Les urge parar el tiempo mientras ellos se apremian en el saqueo -si las aguas no vuelven a su cauce, al mismo cauce en el que hasta ahora han nadado plácidamente, es mejor no dejar piedra sobre piedra y los cajones vacíos-.
Privatizan sectores estratégicos, especialmente si generan beneficios, como AENA. A golpe de rodillo y de decretos-ley imponen paquetes de medidas donde las reformas destinadas a hacernos más pobres y nuestro empleo más precario, se presentan junto a otras inconexas, cuya única misión es camuflar la pestilencia.
No sienten reparo en sacar al trilero que llevan dentro. Corrompen el lenguaje, hasta el punto de vendernos, como “regeneración democrática”, su intención de legalizar el pucherazo que les permitirá mantenerse en las corporaciones, contra viento y marea, tras los próximos procesos electorales. Sus posiciones e intereses peligran y “lo saben”.
“Ahora lo ves, …, ahora no lo ves”. Para ellos, se palpa la alegría en las calles. ¡La recuperación económica es un hecho! -según sus cuentas-; pero ocultan que esa supuesta recuperación sólo se nota en los insaciables bolsillos de los grandes holdings bancarios y empresariales y que la brecha social ha crecido hasta límites intolerables -España ocupa el primer lugar en el ránking de desigualdad de los países de la OCDE-. Hablan de creación de empleo, pero omiten que en su nuevo mercado laboral competimos por peonadas salvajes que mantienen bajo el umbral de la pobreza a cada vez más gente.
Intentan convencernos de que deben protegernos de nosotros mismos y nos enganchan al cuello una ley de seguridad ciudadana destinada a coartar y criminalizar la libertad de reunión, deambulación, expresión e información -todo en el mismo saco y de un plumazo-.
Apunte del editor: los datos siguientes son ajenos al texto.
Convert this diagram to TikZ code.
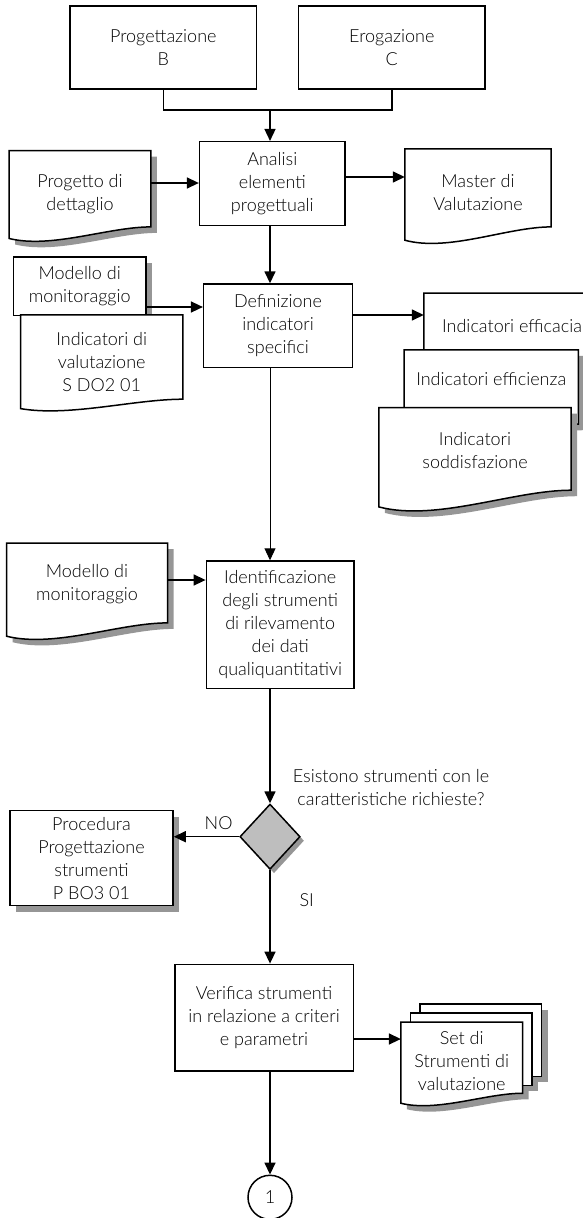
\documentclass[tikz,border=0pt]{standalone}
\usepackage{fontspec}
\setmainfont{Lato}[UprightFont=* Light]
\usepackage {tikz}
\usetikzlibrary {positioning}
\usetikzlibrary{shapes.geometric}
\usetikzlibrary{arrows.meta}
\usetikzlibrary{calc}
\usetikzlibrary{shadows}
\usetikzlibrary{backgrounds}

\definecolor{ombra}{RGB}{150,150,150}
\definecolor{rombo}{RGB}{190,190,190}

% contorno di un documento: #2 = discesa lato destro, #3 = discesa lato sinistro
\newcommand{\bordo}[3]{(#1.north west) -- (#1.north east) -- ($(#1.south east)+(0,#2)$)
  .. controls ($(#1.south west)!0.7!(#1.south east)+(0,#2)$) and ($(#1.south west)!0.3!(#1.south east)+(0,{(#3)+0.9*((#3)-(#2))})$)
  .. ($(#1.south west)+(0,#3)$) -- cycle}

\tikzset{
  testo/.style={align=center, inner sep=2pt, text=black},
  blocco/.style={testo, draw, line width=1.5pt, fill=white},
  foglio/.style={testo},
  carta/.style={draw, line width=1.5pt, fill=white},
  ombracarta/.style={fill=ombra, transform canvas={xshift=6pt, yshift=-6pt}},
  ombreggiato/.style={drop shadow={shadow xshift=6pt, shadow yshift=-6pt, fill=ombra, opacity=1}},
  linea/.style={line width=1.5pt},
  freccia/.style={linea, -{Triangle[length=12pt, width=11pt]}},
}

\begin{document}
\begin{tikzpicture}[x=1pt, y=-1pt, font=\fontsize{18}{23}\selectfont]
\useasboundingbox (0,0) rectangle (583,1218);

% processi
\node[blocco, minimum width=186.5, minimum height=83] (prog) at (163.3,47.5) {Progettazione\\B};
\node[blocco, minimum width=186.5, minimum height=83] (erog) at (391.8,47.5) {Erogazione\\C};
\node[blocco, minimum width=145.4, minimum height=84] (analisi) at (272.3,183.7) {Analisi\\elementi\\progettuali};
\node[blocco, minimum width=148.7, minimum height=83.3] (defin) at (278,325.7) {Definizione\\indicatori\\specifici};
\node[blocco, minimum width=147.7, minimum height=127.3] (ident) at (280.2,624.7) {Identificazione\\degli strumenti\\di rilevamento\\dei dati\\qualiquantitativi};
\node[blocco, ombreggiato, minimum width=163, minimum height=95] (proc) at (91.5,858.2) {Procedura\\Progettazione\\strumenti\\P BO3 01};
\node[blocco, minimum width=178.5, minimum height=106.7] (verif) at (264,1017.7) {Verifica strumenti\\in relazione a criteri\\e parametri};
\node[diamond, draw, line width=1.5pt, fill=rombo, inner sep=0pt,
  minimum width=60.3, minimum height=65.3, drop shadow={shadow xshift=4pt, shadow yshift=-4pt, fill=ombra, opacity=1}] (dec) at (270,836.7) {};
\node[circle, draw, line width=1.5pt, fill=white, testo, minimum size=44] (uno) at (270,1197.3) {1};

% documenti
\node[foglio, minimum width=141.3, minimum height=86.6] (progetto) at (80,194) {Progetto di\\dettaglio};
\node[foglio, minimum width=146, minimum height=87] (master) at (478,192.5) {Master di\\Valutazione};
\node[foglio, minimum width=132, minimum height=57.7] (modello) at (79.7,286.2) {Modello di\\monitoraggio};
\node[foglio, minimum width=162, minimum height=93.4] (indval) at (101.7,361.7) {Indicatori di\\valutazione\\S DO2 01};
\node[foglio, minimum width=176, minimum height=66] (efficacia) at (512,326.3) {Indicatori efficacia};
\node[foglio, minimum width=173.7, minimum height=58] (efficienza) at (491.2,379) {Indicatori efficienza};
\node[foglio, minimum width=192, minimum height=86.6] (soddisf) at (475,451) {Indicatori\\soddisfazione};
\node[foglio, minimum width=160.6, minimum height=82] (modello2) at (87,584.3) {Modello di\\monitoraggio};
\node[foglio, minimum width=121.3, minimum height=77.7] (setf) at (461.7,1061.2) {Set di\\Strumenti di\\valutazione};

% etichette
\node[testo] (domanda) at (391,787.5) {Esistono strumenti con le\\caratteristiche richieste?};
\node[testo] (no) at (218.6,823.3) {NO};
\node[testo] (si) at (306.7,900) {SI};

\begin{pgfonlayer}{background}
\fill[ombracarta] \bordo{progetto}{-10.6}{1};
\draw[carta] \bordo{progetto}{-10.6}{1};
\draw[carta] \bordo{master}{-9.3}{4};
\fill[ombracarta] (modello.north west) rectangle (modello.south east);
\draw[carta] (modello.north west) rectangle (modello.south east);
\draw[carta] \bordo{indval}{-9.4}{0};
\draw[carta] \bordo{efficacia}{0}{12};
\fill[ombracarta] \bordo{efficienza}{16}{32};
\draw[carta] \bordo{efficienza}{16}{32};
\fill[ombracarta] \bordo{soddisf}{-4.3}{12.4};
\draw[carta] \bordo{soddisf}{-4.3}{12.4};
\fill[ombracarta] \bordo{modello2}{-2.6}{10.7};
\draw[carta] \bordo{modello2}{-2.6}{10.7};
% pila di documenti
\fill[ombracarta] ([shift={(19pt,18.3pt)}]setf.north west) rectangle ([shift={(19pt,24pt)}]setf.south east);
\fill[ombracarta] ([shift={(9.5pt,9.3pt)}]setf.north west) rectangle ([shift={(9.5pt,15pt)}]setf.south east);
\fill[ombracarta] \bordo{setf}{-7}{3};
\draw[carta] ([shift={(19pt,18.3pt)}]setf.north west) rectangle ([shift={(19pt,24pt)}]setf.south east);
\draw[carta] ([shift={(9.5pt,9.3pt)}]setf.north west) rectangle ([shift={(9.5pt,15pt)}]setf.south east);
\draw[carta] \bordo{setf}{-7}{3};
\end{pgfonlayer}

% collegamenti
\coordinate (j) at (270,110);
\draw[linea] (prog.south) |- (j) -| (erog.south);
\draw[freccia] (j) -- (j |- analisi.north);
\draw[freccia] ([yshift=11pt]progetto.east) -- ([yshift=11pt]progetto.east -| analisi.west);
\draw[freccia] ([yshift=6.7pt]analisi.east) -- ([yshift=6.7pt]analisi.east -| master.west);
\draw[freccia] (analisi.south -| j) -- (defin.north -| j);
\draw[freccia] ([yshift=-20.8pt]modello.east) -- ([yshift=-20.8pt]modello.east -| defin.west);
\draw[freccia] ([yshift=10.7pt]defin.east) -- ([yshift=10.7pt]defin.east -| efficacia.west);
\draw[freccia, line width=0.9pt] (defin.south -| j) -- (ident.north -| j);
\draw[freccia] ([yshift=4.3pt]modello2.east) -- ([yshift=4.3pt]modello2.east -| ident.west);
\draw[freccia] (ident.south -| j) -- (dec.north);
\draw[freccia] (dec.west) -- (dec.west -| proc.east);
\draw[freccia] (dec.south) -- (dec.south |- verif.north);
\draw[freccia] ([yshift=-21.3pt]verif.east) -- ([yshift=-21.3pt]verif.east -| setf.west);
\draw[freccia] (verif.south -| j) -- (uno.north);
\end{tikzpicture}
\end{document}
Se les llena la boca con palabras como democracia o constitución, pero no quieren oír al pueblo y en quince días elaboran leyes para endosarnos cuatro reyes y una infanta en la jefatura del estado.
Nos hablan de futuro y venden nuestro mar a emporios transnacionales que devoran el planeta como si no hubiera un mañana y de puntillas, para no hacer ruido, militarizan nuestras islas -como en el caso de Fuerteventura- porque saben que el petróleo es fiel aliado de la guerra.
Proclaman un mundo libre, pero comparten mantel y mesa con sanguinarios dictadores cuando avistan negocios favorables. Parlotean sobre el indispensable papel de la diplomacia en la resolución de conflictos internacionales, pero intercambian sobres y prebendas con quienes siembran la muerte -que les pregunten a los civiles palestinos, de donde provienen las bombas que llueven sobre sus cabezas en Gaza-.
La sensación de asedio, les lleva a comportarse como víboras, con perdón para el inocente ofidio. En su huida hacia adelante, los que no tenían quien les chistara, se desmelenan y patalean, propinando toda suerte de exabruptos a quienes identifican como los culpables del seísmo que agita sus poltronas. Saben que así no conseguirán detener el movimiento telúrico, pero necesitan generar confusión y parálisis temporal en las conciencias.
Cuando se les inquiere sobre el desolador panorama que han generado, señalan para otro lado: hablan de Venezuela y de los terribles demonios que se abatirán sobre nosotros si seguimos reclamando derechos arrebatados e higiene democrática. Se rasgan las vestiduras y se erigen en adalides de la libertad, pero obvian hacer referencia alguna a los países en los que gobiernan sus amiguetes y en los que se cometen todo tipo de atrocidades: ninguna referencia, por ejemplo, a Honduras, donde decenas de miles de niños intentan escapar masivamente de la barbarie desatada; ninguna referencia, por ejemplo, al vecino Marruecos, que somete al pueblo saharaui al genocidio con absoluta impunidad; o mirando para casa, ninguna referencia a los millones de personas que ellos mismos han condenado a la miseria, arrebatándoles la dignidad del trabajo, la seguridad de un techo o incluso, como en el caso de 2.800.000 menores, la posibilidad de alimentarse de forma suficiente.
Nos tratan como tontos, como a auténticos disminuidos mentales, porque no nos respetan, pero nos temen. Olfatean el cambio; perciben el aceleramiento histórico, pero actúan como la mosca que se golpea insistentemente contra el cristal sin percatarse de que la ventana está entreabierta.